Anna’s Hummingbird and First Ice Storm

The first ice storm of the season brings an inch or two of cold glass wrapping around every exposed surface making road travel and walking conditions treacherous to impossible. And the birds have a hard time reaching food as they struggle to remove seeds encased in ice.

This morning's ice drip.
This morning’s ice drip.


At first light I strap on my Alaskan ice cleats, spin the lids on the birdseed bins, plunge the plastic scoop into the dry, slippery bits, and pour millet, nyjer, peanuts, and sunflower chips onto four platform feeders hanging in the Elderberry shrub.

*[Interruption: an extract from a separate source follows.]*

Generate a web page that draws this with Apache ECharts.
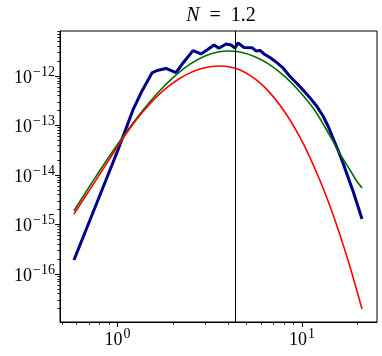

The Stellar’s Jays are first to arrive. I presume it’s the same pair that visits every day shortly after daybreak. They take as much seed as they can hold in their gular pouch, and then fly off, and I won’t see them again until the next morning.

Heavy duty Alaska cleats.

Medium duty cleats; I hike with these and muck the stall and paddock wearing the black boots with the big cleats.


Though ice-fog surrounds the farmhouse creating poor visibility, festive activity springs from the shrub outside the kitchen window as over one hundred songbirds pounce on the feed covering the platforms and on the ground.


But, it’s an Anna’s Hummingbird’s arrival that truly makes the show for me. This bird comes every morning after it has stirred from its torpor (a strategy hummingbirds use to slow their body processes by 95% to survive cold nights), and it drinks some warm nectar in a red feeder I’ve hung from a branch. The Anna’s stays around the feeder for thirty minutes and then zooms off, and I don’t see it again until just before dark when it returns and takes several long sips to fortify itself before the long-cold hours ahead.

Anna's Hummingbird resting on an Elderberry branch just shortly after daybreak.
Anna’s Hummingbird resting on an Elderberry branch just shortly after daybreak.
Anna's Hummingbird coming in for nectar after surviving the cold night.
Anna’s Hummingbird coming in for nectar after surviving the cold night.


I was worried that by keeping nectar available I might be preventing the hummer from migrating, but this is not the case according to the Seattle Audubon Society. The Anna’s Hummingbird in the Pacific Northwest often does not migrate, but chooses instead to overwinter. It survives by lapsing into torpor and also by having a diverse diet. Anna’s eat insects and spiders in addition to flower nectar. According to Gregory Green a wildlife ecologist who writes for BirdWatching Magazine, these wintering hummingbirds seize flying insects from the air, “steal captured insects from spider webs, and pluck trapped insects from tree sap.” Wow, they are quite clever, so it’s no wonder a smile rises when I see an Anna’s busily drinking nectar from my feeder, because I know this tiny creature has just survived another night where the temperature dropped below 30 degrees.

Author’s Note:

I bring my hummingbird feeder inside at night, and then put it back outside just after dawn. I found a link on the Seattle Audubon Society’s website  for heated hummingbird feeders — here is the link, if you are interested.  Hummers Heated Delight

Here is the link to both types of ice cleats —Medium duty Stabilicer cleats

Stabilicer Heavy Duty Traction Cleats

Which cleats should you get? It depends on what type of shoes or boots you will ear them with and also what you will be doing. if you are just going to the grocery store, then you may be able to make do with light duty cleats that pull on over loafers. But, if you are working around the yard , barn , or even walking to the mailbox, and it super icy– you need the orange or black cleats that you pull on  or strap onto boots. The orange cleats are probably best for most unless you work outside a lot like I do, and you want to hike in icy, snowy conditions.